Say Goodbye to your
Local Repair Shop:
Part Two

9/14/03

Goodbye Part One for those interested.

Need further proof of the direction the future holds for the local repair shop? Consider the lack of service support the factories provide the repair shops. Virtually everything the factories do is aimed at bringing down the service dealer.

Under-cut the service dealer with pricing that favors the big box stores both for whole goods and parts. Expecting the service dealers to cater to the wishes of the non servicing box stores. No longer providing technical service assistence to the servicing dealer.

The last one, no technical service assistence, is the primary focus of my current rant. Oh yeah, they all still provide yearly update seminars, most of which are pathetic in value, but try to get any assistence through the year. Forget it. Of all the manufacturers our shop deals with only 2, Japanese companies at that, have any sort of decent tech support. Honda and Echo. Everyone else blows chow.
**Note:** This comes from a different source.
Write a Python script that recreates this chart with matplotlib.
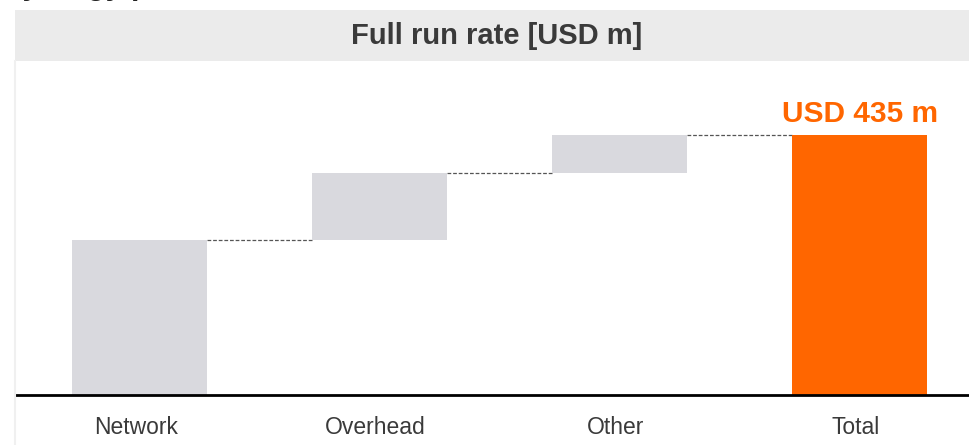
import numpy as np
import matplotlib.pyplot as plt
import matplotlib.transforms as mtransforms
from matplotlib.patches import Rectangle

plt.rcParams['font.family'] = ['Liberation Sans', 'DejaVu Sans']

# Waterfall of full run rate savings, USD m
categories = ['Network', 'Overhead', 'Other', 'Total']
steps = [259, 112, 64]
total = sum(steps)

grey = '#D9D9DE'
orange = '#FF6600'
text_grey = '#3A3A3A'

fig = plt.figure(figsize=(9.7, 4.45), dpi=100)

# header band
fig.patches.append(Rectangle((15 / 970, 1 - 61 / 445), 955 / 970, 51 / 445,
                             transform=fig.transFigure, facecolor='#EBEBEB',
                             edgecolor='none', zorder=0))
fig.text(497 / 970, 1 - 36 / 445, 'Full run rate [USD m]', ha='center', va='center',
         fontsize=21, fontweight='bold', color=text_grey)
# page heading cut off at the top edge
fig.text(2 / 970, 1 + 14 / 445, 'Synergy potential', ha='left', va='center',
         fontsize=22, fontweight='bold', color='#222222')
# faint left frame line
fig.add_artist(plt.Line2D([15 / 970, 15 / 970], [0, 1 - 61 / 445],
                          transform=fig.transFigure, color='#F0F0F0', lw=1.5))

ax = fig.add_axes([15 / 970, 50 / 445, 955 / 970, 334 / 445])
ax.set_xlim(-0.519, 3.46)
ax.set_ylim(0, 559)
ax.patch.set_alpha(0)

x = np.arange(len(categories))
width = 0.5625
bottoms = np.concatenate([[0], np.cumsum(steps)[:-1]])
ax.bar(x[:3], steps, width=width, bottom=bottoms, color=grey, zorder=2)
ax.bar(x[3], total, width=width, color=orange, zorder=2)

# connectors between bars
levels = np.cumsum(steps)
for i, lv in enumerate(levels):
    ax.plot([x[i] + width / 2, x[i + 1] - width / 2], [lv, lv],
            color='#555555', lw=0.9, ls=(0, (3, 1.5)), zorder=1)

ax.text(x[3], total + 12, f'USD {total} m', ha='center', va='bottom',
        fontsize=21.5, fontweight='bold', color=orange)

for s in ['top', 'right', 'left']:
    ax.spines[s].set_visible(False)
ax.spines['bottom'].set_linewidth(2)
ax.spines['bottom'].set_color('black')
ax.set_yticks([])
ax.set_xticks(x)
ax.set_xticklabels(categories, fontsize=16.5, color=text_grey)
ax.tick_params(axis='x', length=0, pad=15)
shift = mtransforms.ScaledTranslation(-4 / 100, 0, fig.dpi_scale_trans)
for lbl in ax.get_xticklabels():
    lbl.set_transform(lbl.get_transform() + shift)

fig.savefig('out.png', dpi=100, facecolor='white')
The entire movement as I see it this. Follow the lead of Sears. They no longer have local service centers. They have regional service centers where everything is shipped to. One person with some training inspects and lists what to do. The repair is then turned over to a repair line of un-skilled minimum wage parts changers. They don't sharpen blades, they install new ones, don't repair carbs but install new ones, don't do valve jobs but install new engines or short blocks. Parts are cheap because the volume they buy they get huge manufacture discounts that the independent repair shop can't touch. Couple that with the low paid un-skilled parts changers and they can make good profit.

This may be fine while equipment is covered under warranty but is it the best way after the warranty? Do you want to pay for a short block instead of a valve job? Might be best to just buy a new mower. But isn't that what this is all about. Turning our country into a totally disposable society. That's why I predict that in the future, all residential grade power equipment will be treated like a toaster. Breaks and its replaced. A few service dealers will survive who have moved along to sales and service of commercial grade equipment only, but most will die. Welcome to the 21st century.